--- begin ---

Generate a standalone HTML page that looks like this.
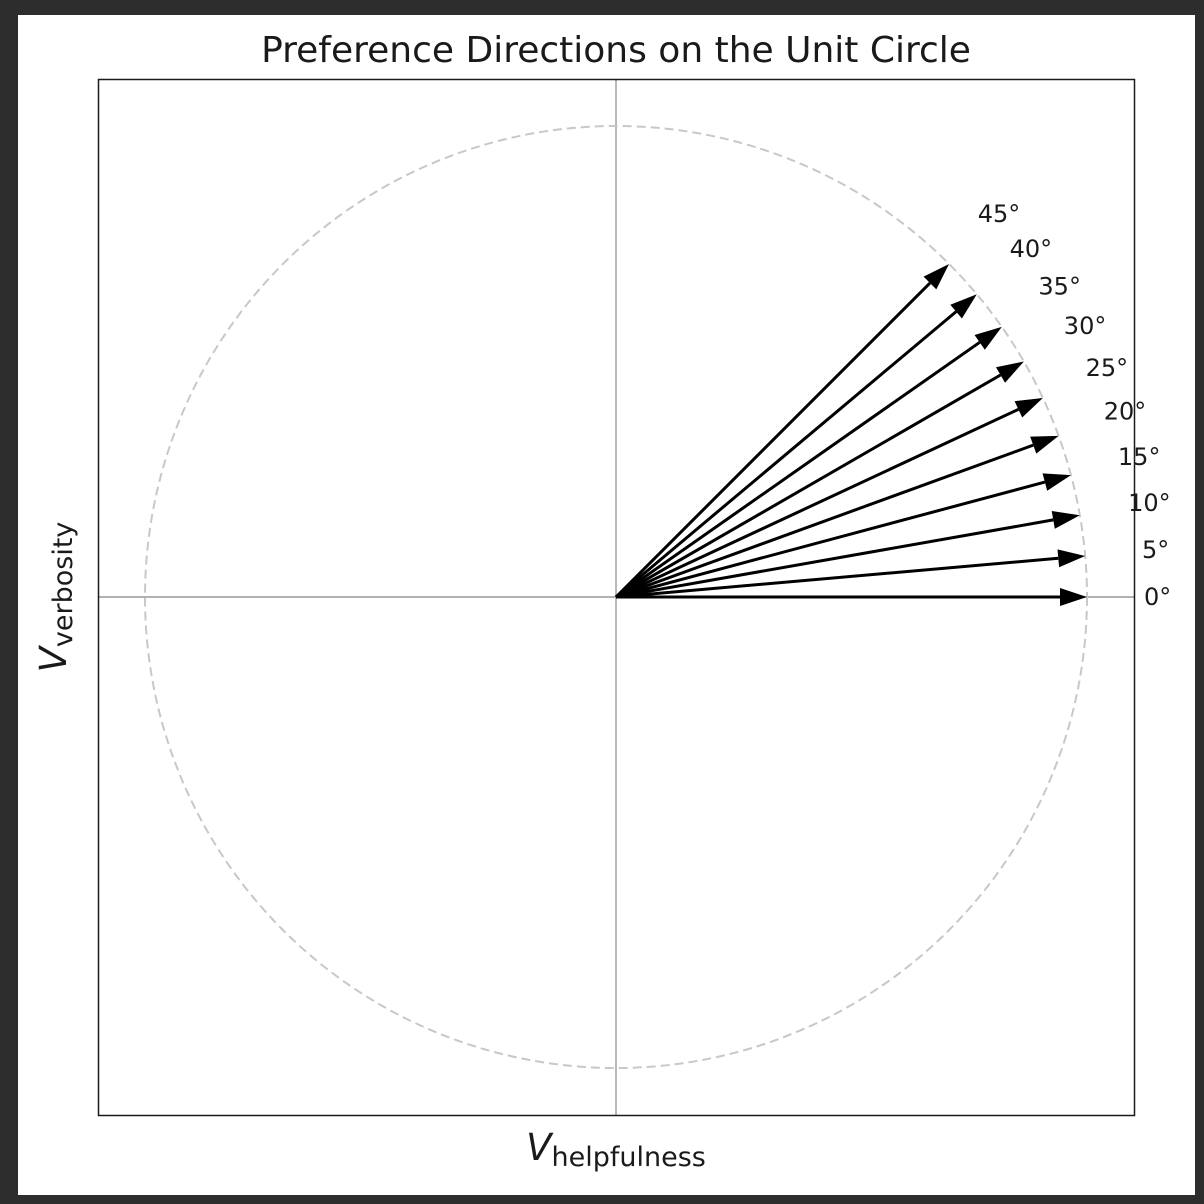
<!DOCTYPE html>
<html><head><meta charset="utf-8"><style>
html,body{margin:0;padding:0;background:#2d2d2d;}
svg{display:block;font-family:"DejaVu Sans","Liberation Sans",sans-serif;}
</style></head><body>
<svg id="chart" width="1204" height="1204" xmlns="http://www.w3.org/2000/svg">
<rect x="18" y="15" width="1177" height="1180" fill="#fff"/>
<text x="616" y="62" font-size="36" text-anchor="middle" fill="#1a1a1a">Preference Directions on the Unit Circle</text>
<g id="plot"></g>
<rect x="98.5" y="79.5" width="1036" height="1036" fill="none" stroke="#1a1a1a" stroke-width="1.5"/>
<text x="616" y="1160" text-anchor="middle" fill="#1a1a1a"><tspan font-style="italic" font-size="37">V</tspan><tspan font-size="27" dy="6">helpfulness</tspan></text>
<text transform="translate(66,597) rotate(-90)" text-anchor="middle" fill="#1a1a1a"><tspan font-style="italic" font-size="37">V</tspan><tspan font-size="27" dy="6">verbosity</tspan></text>
</svg>
<script>
const angles = [0,5,10,15,20,25,30,35,40,45];
const angleLabels = ["0°","5°","10°","15°","20°","25°","30°","35°","40°","45°"];
const cx = 616, cy = 597, unit = 471;
function sx(v){return cx + v*unit;}
function sy(v){return cy - v*unit;}
const NS = "http://www.w3.org/2000/svg";
const g = document.getElementById('plot');
function mk(tag, attrs){const e=document.createElementNS(NS,tag);for(const k in attrs)e.setAttribute(k,attrs[k]);g.appendChild(e);return e;}
let l1 = mk('line',{x1:sx(-1.1),y1:sy(0),x2:sx(1.1),y2:sy(0),stroke:'#999','stroke-width':1.4});


let l2 = mk('line',{x1:sx(0),y1:sy(-1.1),x2:sx(0),y2:sy(1.1),stroke:'#999','stroke-width':1.4});


let c = mk('circle',{cx:sx(0),cy:sy(0),r:unit,fill:'none',stroke:'#c8c8c8','stroke-width':2,'stroke-dasharray':'9,5'});


angles.forEach((a,i)=>{
  const t=a*Math.PI/180, ux=Math.cos(t), uy=Math.sin(t);
  const tx=sx(ux), ty=sy(uy);
  const hl=27, hw=9;
  const bx=tx-ux*hl, by=ty+uy*hl;
  const px=uy, py=ux;
  const ln=mk('line',{x1:sx(0),y1:sy(0),x2:bx,y2:by,stroke:'#000','stroke-width':3});
  
  
  const hd=mk('polygon',{points:`${tx},${ty} ${bx+px*hw},${by+py*hw} ${bx-px*hw},${by-py*hw}`,fill:'#000'});
  
  
  const lb=mk('text',{x:sx(1.15*ux),y:sy(1.15*uy)+8,'font-size':24,'text-anchor':'middle',fill:'#1a1a1a'});
  lb.textContent=angleLabels[i];
  
  
});
</script>
</body></html>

--- end ---

Reproduce the material in its entirety and word for word, without the pictures.

Generate a standalone HTML page that looks like this.
<!DOCTYPE html>
<html><head><meta charset="utf-8"><style>
html,body{margin:0;padding:0;background:#2d2d2d;}
svg{display:block;font-family:"DejaVu Sans","Liberation Sans",sans-serif;}
</style></head><body>
<svg id="chart" width="1204" height="1204" xmlns="http://www.w3.org/2000/svg">
<rect x="18" y="15" width="1177" height="1180" fill="#fff"/>
<text x="616" y="62" font-size="36" text-anchor="middle" fill="#1a1a1a">Preference Directions on the Unit Circle</text>
<g id="plot"></g>
<rect x="98.5" y="79.5" width="1036" height="1036" fill="none" stroke="#1a1a1a" stroke-width="1.5"/>
<text x="616" y="1160" text-anchor="middle" fill="#1a1a1a"><tspan font-style="italic" font-size="37">V</tspan><tspan font-size="27" dy="6">helpfulness</tspan></text>
<text transform="translate(66,597) rotate(-90)" text-anchor="middle" fill="#1a1a1a"><tspan font-style="italic" font-size="37">V</tspan><tspan font-size="27" dy="6">verbosity</tspan></text>
</svg>
<script>
const angles = [0,5,10,15,20,25,30,35,40,45];
const angleLabels = ["0°","5°","10°","15°","20°","25°","30°","35°","40°","45°"];
const cx = 616, cy = 597, unit = 471;
function sx(v){return cx + v*unit;}
function sy(v){return cy - v*unit;}
const NS = "http://www.w3.org/2000/svg";
const g = document.getElementById('plot');
function mk(tag, attrs){const e=document.createElementNS(NS,tag);for(const k in attrs)e.setAttribute(k,attrs[k]);g.appendChild(e);return e;}
let l1 = mk('line',{x1:sx(-1.1),y1:sy(0),x2:sx(1.1),y2:sy(0),stroke:'#999','stroke-width':1.4});


let l2 = mk('line',{x1:sx(0),y1:sy(-1.1),x2:sx(0),y2:sy(1.1),stroke:'#999','stroke-width':1.4});


let c = mk('circle',{cx:sx(0),cy:sy(0),r:unit,fill:'none',stroke:'#c8c8c8','stroke-width':2,'stroke-dasharray':'9,5'});


angles.forEach((a,i)=>{
  const t=a*Math.PI/180, ux=Math.cos(t), uy=Math.sin(t);
  const tx=sx(ux), ty=sy(uy);
  const hl=27, hw=9;
  const bx=tx-ux*hl, by=ty+uy*hl;
  const px=uy, py=ux;
  const ln=mk('line',{x1:sx(0),y1:sy(0),x2:bx,y2:by,stroke:'#000','stroke-width':3});
  
  
  const hd=mk('polygon',{points:`${tx},${ty} ${bx+px*hw},${by+py*hw} ${bx-px*hw},${by-py*hw}`,fill:'#000'});
  
  
  const lb=mk('text',{x:sx(1.15*ux),y:sy(1.15*uy)+8,'font-size':24,'text-anchor':'middle',fill:'#1a1a1a'});
  lb.textContent=angleLabels[i];
  
  
});
</script>
</body></html>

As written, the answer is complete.